At night and with brownout conditions the helicopter was a few feet in the air. The aircraft rolled a bit and the blades stuck the ground. Hill and his crew were pretty shaken up, but he was back in the Black Hawk less than three weeks later. “There are people out there that need help,” he says. “I can’t look a mother in the eyes and say I couldn’t help her son because of some excuse. I knew I had to get back in the cockpit after the accident.”

Mission Critical.

It’s this determination and drive that has helped Hill grow his thriving business. While still serving as a pilot in the Army, Hill invented a piece for flight helmets—his first experience with the additive manufacturing process. Early on he knew it would provide a springboard for other veterans who had served their country and were transitioning to civilian life.

Rapid Application now works out of a state-of-the-art facility in Broken Arrow. It features a variety of equipment and includes one of the first figure four standalone machines in Oklahoma, along with a unique wax printer.

Figure 4 platform incorporates high speed digital molding, a process that speeds and simplifies the production of plastic parts—enabling manufacturers to match the accuracy, reliability, repeatability and uptime of traditional injection molding. That complements other in-house additive manufacturing methods that are common across the industry like selective laser sintering (powder to part,) direct metal laser sintering, fused deposition modeling (filament to part,) direct light printing (liquid to part,) multi-jet printing (wax to part for investment castings.)

After incorporating the Figure 4 platform into its workflow this past August, Rapid Application Group immediately doubled its capacity for small, highly accurate and detailed parts while reducing its time-to-print process by nearly 90 percent. A typical job might be cut from seven hours to 45 minutes or less.

Next year, Rapid Application Group will move into a new 10,000-square-foot structure complete with what Hill describes as an “additive manufacturing center of excellence,” which will be open to the public for tours. Hill already runs a series of additive manufacturing courses for high school students, helping them learn the fundamentals of workflows supporting the end-to-end production of 3D-printed parts.

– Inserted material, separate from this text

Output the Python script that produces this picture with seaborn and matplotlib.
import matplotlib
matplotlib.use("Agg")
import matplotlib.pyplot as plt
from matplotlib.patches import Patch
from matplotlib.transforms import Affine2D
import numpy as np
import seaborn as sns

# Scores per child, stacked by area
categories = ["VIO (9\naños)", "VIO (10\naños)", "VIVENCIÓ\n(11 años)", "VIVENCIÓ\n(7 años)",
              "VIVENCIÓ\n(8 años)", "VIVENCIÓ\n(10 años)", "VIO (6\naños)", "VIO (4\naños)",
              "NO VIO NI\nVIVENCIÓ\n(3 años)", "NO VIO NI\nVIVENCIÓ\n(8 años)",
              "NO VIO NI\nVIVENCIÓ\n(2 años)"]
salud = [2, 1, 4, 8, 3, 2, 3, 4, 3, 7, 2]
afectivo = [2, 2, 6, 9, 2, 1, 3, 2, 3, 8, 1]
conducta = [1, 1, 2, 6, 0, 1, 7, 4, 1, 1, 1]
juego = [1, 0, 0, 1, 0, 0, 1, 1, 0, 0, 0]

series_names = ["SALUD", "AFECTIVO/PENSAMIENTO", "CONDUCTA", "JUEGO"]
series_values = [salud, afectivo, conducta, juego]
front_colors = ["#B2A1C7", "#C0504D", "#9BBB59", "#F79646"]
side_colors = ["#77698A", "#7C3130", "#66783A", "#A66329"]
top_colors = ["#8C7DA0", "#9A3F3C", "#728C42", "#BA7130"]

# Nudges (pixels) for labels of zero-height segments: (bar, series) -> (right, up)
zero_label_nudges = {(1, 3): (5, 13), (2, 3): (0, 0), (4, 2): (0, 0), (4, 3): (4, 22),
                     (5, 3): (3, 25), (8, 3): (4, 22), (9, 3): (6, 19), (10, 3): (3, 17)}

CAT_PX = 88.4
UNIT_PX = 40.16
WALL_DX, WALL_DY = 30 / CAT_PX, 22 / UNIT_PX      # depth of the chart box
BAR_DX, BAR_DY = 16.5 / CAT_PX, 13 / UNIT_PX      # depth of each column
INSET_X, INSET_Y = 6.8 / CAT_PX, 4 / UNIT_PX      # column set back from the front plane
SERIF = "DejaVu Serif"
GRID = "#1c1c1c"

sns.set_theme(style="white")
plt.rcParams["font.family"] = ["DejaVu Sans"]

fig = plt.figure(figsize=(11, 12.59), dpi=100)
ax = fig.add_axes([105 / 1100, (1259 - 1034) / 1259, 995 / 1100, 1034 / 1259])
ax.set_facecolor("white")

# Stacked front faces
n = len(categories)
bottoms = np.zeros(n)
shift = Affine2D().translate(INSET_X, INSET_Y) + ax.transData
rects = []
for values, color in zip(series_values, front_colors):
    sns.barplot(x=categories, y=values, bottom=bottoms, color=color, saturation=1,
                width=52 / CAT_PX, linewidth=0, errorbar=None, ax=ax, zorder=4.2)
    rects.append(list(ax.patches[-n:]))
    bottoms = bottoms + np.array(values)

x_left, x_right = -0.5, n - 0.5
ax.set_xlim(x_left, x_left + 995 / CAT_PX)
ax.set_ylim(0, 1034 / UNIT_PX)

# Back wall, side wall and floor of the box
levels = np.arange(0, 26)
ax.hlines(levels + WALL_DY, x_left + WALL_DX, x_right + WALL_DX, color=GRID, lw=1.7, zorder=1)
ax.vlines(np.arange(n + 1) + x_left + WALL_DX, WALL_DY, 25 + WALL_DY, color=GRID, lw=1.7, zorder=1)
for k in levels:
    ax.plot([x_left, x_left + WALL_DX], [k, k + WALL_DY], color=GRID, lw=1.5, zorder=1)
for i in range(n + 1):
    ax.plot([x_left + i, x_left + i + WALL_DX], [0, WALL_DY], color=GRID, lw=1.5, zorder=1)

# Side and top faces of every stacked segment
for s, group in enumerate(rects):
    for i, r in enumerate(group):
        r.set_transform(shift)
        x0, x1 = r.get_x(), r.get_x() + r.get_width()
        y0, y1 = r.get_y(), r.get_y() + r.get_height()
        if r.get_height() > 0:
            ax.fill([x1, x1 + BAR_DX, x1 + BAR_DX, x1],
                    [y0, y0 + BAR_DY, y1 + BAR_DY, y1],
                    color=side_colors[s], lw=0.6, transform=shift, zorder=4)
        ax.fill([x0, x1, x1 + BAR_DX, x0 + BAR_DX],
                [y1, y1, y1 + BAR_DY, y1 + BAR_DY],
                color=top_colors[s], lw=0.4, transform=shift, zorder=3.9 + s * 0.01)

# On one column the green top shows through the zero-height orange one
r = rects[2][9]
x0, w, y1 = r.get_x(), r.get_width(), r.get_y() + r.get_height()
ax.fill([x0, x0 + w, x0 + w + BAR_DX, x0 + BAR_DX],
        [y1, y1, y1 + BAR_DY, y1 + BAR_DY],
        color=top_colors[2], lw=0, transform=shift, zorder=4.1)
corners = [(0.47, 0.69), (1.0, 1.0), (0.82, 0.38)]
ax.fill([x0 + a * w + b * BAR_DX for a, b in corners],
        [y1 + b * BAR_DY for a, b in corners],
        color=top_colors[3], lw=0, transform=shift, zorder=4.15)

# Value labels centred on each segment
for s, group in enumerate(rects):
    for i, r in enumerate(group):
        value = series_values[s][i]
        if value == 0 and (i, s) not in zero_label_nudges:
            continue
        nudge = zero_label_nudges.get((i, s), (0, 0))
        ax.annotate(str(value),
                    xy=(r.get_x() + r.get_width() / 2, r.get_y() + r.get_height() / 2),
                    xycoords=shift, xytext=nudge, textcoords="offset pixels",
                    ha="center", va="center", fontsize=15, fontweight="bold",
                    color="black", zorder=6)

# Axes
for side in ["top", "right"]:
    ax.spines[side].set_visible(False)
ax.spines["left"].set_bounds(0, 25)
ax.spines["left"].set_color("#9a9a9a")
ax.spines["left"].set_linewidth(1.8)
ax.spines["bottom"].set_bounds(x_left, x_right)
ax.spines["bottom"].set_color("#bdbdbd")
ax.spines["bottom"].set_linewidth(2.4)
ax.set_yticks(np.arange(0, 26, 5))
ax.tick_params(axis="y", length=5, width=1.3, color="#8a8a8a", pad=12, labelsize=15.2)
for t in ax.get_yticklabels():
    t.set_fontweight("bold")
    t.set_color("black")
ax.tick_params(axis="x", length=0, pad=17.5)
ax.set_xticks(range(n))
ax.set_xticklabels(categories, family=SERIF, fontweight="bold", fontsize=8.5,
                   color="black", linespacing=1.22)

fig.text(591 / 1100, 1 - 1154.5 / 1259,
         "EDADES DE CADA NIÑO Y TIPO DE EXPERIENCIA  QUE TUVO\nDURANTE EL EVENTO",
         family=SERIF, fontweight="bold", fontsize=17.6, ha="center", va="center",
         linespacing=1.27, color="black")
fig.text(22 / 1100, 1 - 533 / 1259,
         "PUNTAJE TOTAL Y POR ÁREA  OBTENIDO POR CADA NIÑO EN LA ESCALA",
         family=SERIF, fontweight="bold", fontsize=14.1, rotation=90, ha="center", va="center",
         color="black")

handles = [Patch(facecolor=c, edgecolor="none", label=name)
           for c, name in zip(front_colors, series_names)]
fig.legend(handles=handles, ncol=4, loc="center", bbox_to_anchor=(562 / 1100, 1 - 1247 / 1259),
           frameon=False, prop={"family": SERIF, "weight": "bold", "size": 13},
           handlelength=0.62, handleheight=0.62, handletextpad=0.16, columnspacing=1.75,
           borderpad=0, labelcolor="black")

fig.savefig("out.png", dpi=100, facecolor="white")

“We are fortunate to have these kinds of high-tech tools readily available in Oklahoma,” says Jenny Cothran, program director for the Oklahoma Manufacturing Alliance. “Advanced technologies are transforming the face of manufacturing, making it leaner and smarter. To stay competitive, it’s vital that our manufacturers invest in and adopt these processes. Rapid Application Group is a great example of what the future looks like.”

Hill also is helping disabled veterans through a new “Veterans to Additive” program—a standardized certification course that trains vets on the additive manufacturing process. But Hill is not only utilizing 3D printing to positively educate disabled veterans, he is also conducting prosthetics research and prototyping to support disabled service animals.

Hill estimates Rapid Application Group will add five to seven employees in 2019 as the company’s customer base expands. Since opening its doors, Rapid Application Group has grown more than 300 percent.

“It’s the team that has come together to push this dream forward,” Hill says. “We try to give a lot back, especially to the veteran community. It’s a very humbling experience. To be in business for just one year and to become one of the few companies to beta test high-tech equipment is unheard of.”